Module 3: Clustering Methodology and Segment Formation

  • Choose between hierarchical clustering, k-means, or DBSCAN based on data distribution and interpretability needs.
  • Normalize financial metrics across business units operating in different currencies or scales.
  • Validate cluster stability by testing segmentation results across multiple time windows.
  • Balance statistical cohesion with business interpretability when determining the final number of segments.
  • Assign segment labels that reflect operational behavior (e.g., “High-Frequency, Low-Volume”) rather than abstract names.
  • Handle outliers by either creating a dedicated segment or capping extreme values pre-clustering.
  • Document cluster centroids and defining characteristics for downstream rule configuration.

Module 4: Aligning Supply Chain Policies to Customer Segments

  • Assign inventory allocation priorities by segment during constrained supply scenarios.
  • Define minimum order quantities and delivery frequency rules per segment in the order management system.
  • Configure warehouse picking and packing rules to reflect segment-specific service expectations.
  • Adjust safety stock parameters in the demand planning tool based on segment service level targets.
  • Integrate segment-based rules into available-to-promise (ATP) logic for order promising.
  • Negotiate carrier contracts to support differentiated delivery speed and tracking by segment.
  • Modify production scheduling logic to prioritize orders from premium segments during capacity bottlenecks.
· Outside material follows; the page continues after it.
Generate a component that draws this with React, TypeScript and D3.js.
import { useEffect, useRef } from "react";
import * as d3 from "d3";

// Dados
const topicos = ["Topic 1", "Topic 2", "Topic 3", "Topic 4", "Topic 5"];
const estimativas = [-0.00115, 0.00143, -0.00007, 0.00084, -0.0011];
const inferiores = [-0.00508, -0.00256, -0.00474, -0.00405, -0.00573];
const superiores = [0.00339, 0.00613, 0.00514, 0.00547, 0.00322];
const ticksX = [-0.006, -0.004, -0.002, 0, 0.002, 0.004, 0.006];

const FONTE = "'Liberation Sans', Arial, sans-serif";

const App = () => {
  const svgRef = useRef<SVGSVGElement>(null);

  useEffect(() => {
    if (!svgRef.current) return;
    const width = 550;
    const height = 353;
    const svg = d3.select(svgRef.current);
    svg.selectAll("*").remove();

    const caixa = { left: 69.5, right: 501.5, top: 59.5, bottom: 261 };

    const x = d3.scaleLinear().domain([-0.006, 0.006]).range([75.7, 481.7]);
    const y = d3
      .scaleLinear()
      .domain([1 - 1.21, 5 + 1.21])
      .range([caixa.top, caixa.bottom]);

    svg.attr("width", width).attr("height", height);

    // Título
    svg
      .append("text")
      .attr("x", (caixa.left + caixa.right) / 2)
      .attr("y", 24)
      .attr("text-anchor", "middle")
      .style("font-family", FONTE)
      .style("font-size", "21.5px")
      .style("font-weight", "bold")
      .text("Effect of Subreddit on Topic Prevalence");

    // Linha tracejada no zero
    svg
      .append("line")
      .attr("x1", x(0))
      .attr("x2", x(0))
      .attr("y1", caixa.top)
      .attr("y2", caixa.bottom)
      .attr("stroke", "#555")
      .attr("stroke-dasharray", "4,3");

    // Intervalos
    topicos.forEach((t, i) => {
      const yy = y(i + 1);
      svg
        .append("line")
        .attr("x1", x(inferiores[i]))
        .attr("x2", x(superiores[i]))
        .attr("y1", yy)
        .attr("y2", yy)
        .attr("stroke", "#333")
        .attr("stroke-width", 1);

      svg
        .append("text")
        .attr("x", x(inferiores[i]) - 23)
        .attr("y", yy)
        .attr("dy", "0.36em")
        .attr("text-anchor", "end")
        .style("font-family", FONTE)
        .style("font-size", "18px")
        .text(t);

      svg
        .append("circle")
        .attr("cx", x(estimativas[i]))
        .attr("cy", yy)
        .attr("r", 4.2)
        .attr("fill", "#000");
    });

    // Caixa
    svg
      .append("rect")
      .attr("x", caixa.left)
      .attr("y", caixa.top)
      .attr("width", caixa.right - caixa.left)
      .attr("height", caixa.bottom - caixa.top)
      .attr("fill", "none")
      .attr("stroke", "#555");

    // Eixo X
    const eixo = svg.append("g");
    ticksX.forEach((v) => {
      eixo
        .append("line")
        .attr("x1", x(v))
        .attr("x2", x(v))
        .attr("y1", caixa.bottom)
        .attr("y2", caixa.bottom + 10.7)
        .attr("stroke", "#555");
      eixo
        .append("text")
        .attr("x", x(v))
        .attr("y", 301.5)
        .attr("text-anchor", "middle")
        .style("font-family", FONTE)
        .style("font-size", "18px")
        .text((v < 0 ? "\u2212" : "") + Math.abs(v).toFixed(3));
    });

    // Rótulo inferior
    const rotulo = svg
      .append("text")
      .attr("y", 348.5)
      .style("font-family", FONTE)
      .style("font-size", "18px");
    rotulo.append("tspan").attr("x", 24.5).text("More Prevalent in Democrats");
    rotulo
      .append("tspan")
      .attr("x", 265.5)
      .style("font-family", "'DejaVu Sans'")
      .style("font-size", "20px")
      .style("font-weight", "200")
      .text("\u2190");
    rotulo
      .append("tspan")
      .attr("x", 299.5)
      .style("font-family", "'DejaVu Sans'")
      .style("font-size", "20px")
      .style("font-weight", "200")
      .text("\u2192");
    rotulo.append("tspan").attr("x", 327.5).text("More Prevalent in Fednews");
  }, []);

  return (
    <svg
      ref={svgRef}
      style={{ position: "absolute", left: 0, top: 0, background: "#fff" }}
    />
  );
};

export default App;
Module 5: Financial Impact Modeling and Cost-to-Serve Analysis

  • Allocate logistics costs (warehousing, transportation, handling) to customers using activity-based costing.
  • Compare gross margin per customer against their supply chain cost to identify unprofitable relationships.
  • Model the financial impact of proposed service changes (e.g., reducing delivery frequency) by segment.
  • Identify cross-subsidization patterns where profitable customers offset high-cost-to-serve accounts.
  • Set minimum profitability thresholds for maintaining premium service levels.
  • Simulate the effect of re-segmenting underperforming customers to lower service tiers.
  • Validate cost models with finance stakeholders to ensure alignment with GAAP reporting.

Module 6: Change Management and Cross-Functional Rollout

  • Develop role-specific training for sales reps on how to communicate service changes to affected customers.
  • Configure CRM alerts to notify account managers when a customer is approaching a segment threshold.
  • Coordinate with legal to review contract implications of changing service terms for existing customers.
  • Establish escalation paths for customers who dispute their segment classification.
  • Design a phased rollout plan by region or business unit to manage operational risk.
  • Prepare customer communications templates that explain service differentiation without damaging relationships.
  • Train customer service teams on segment-based policies for order changes and exceptions.

Module 7: System Configuration and Integration with Operational Tools

  • Update the ERP system to store customer segment codes and propagate them to downstream modules.
  • Modify order entry screens to display segment-specific constraints during order creation.
  • Integrate segment data into the transportation management system (TMS) for route planning rules.
  • Configure business intelligence dashboards to show performance by segment at regional and product levels.
  • Set up automated alerts for when a customer’s behavior shifts significantly from segment norms.
  • Ensure API compatibility between segmentation model outputs and legacy planning systems.
  • Implement data validation checks to prevent segment assignment errors during batch updates.

Module 8: Performance Monitoring and Continuous Refinement

  • Track segment adherence by measuring the percentage of orders processed according to segment rules.
  • Monitor customer attrition rates by segment following service tier adjustments.
  • Conduct quarterly reviews of segment membership stability and re-clustering necessity.
  • Measure inventory turnover and stockout rates by segment to validate policy effectiveness.
  • Adjust segment definitions when new product lines or market entries alter customer behavior patterns.
  • Reassess cost-to-serve models annually to reflect changes in logistics pricing or network structure.
  • Establish a steering committee to review segmentation performance and approve structural changes.

Module 9: Risk Mitigation and Compliance Considerations

  • Assess antitrust implications of offering different service terms to similar-sized customers in the same market.
  • Document decision logic for segment assignments to defend against customer disputes or audits.
  • Implement access controls to prevent unauthorized changes to segment classifications.
  • Validate that segmentation does not inadvertently discriminate based on protected attributes.
  • Conduct impact assessments before changing service levels for government or regulated customers.
  • Archive historical segment assignments to support financial and operational audits.
  • Include segmentation logic in business continuity plans to ensure recoverability after system outages.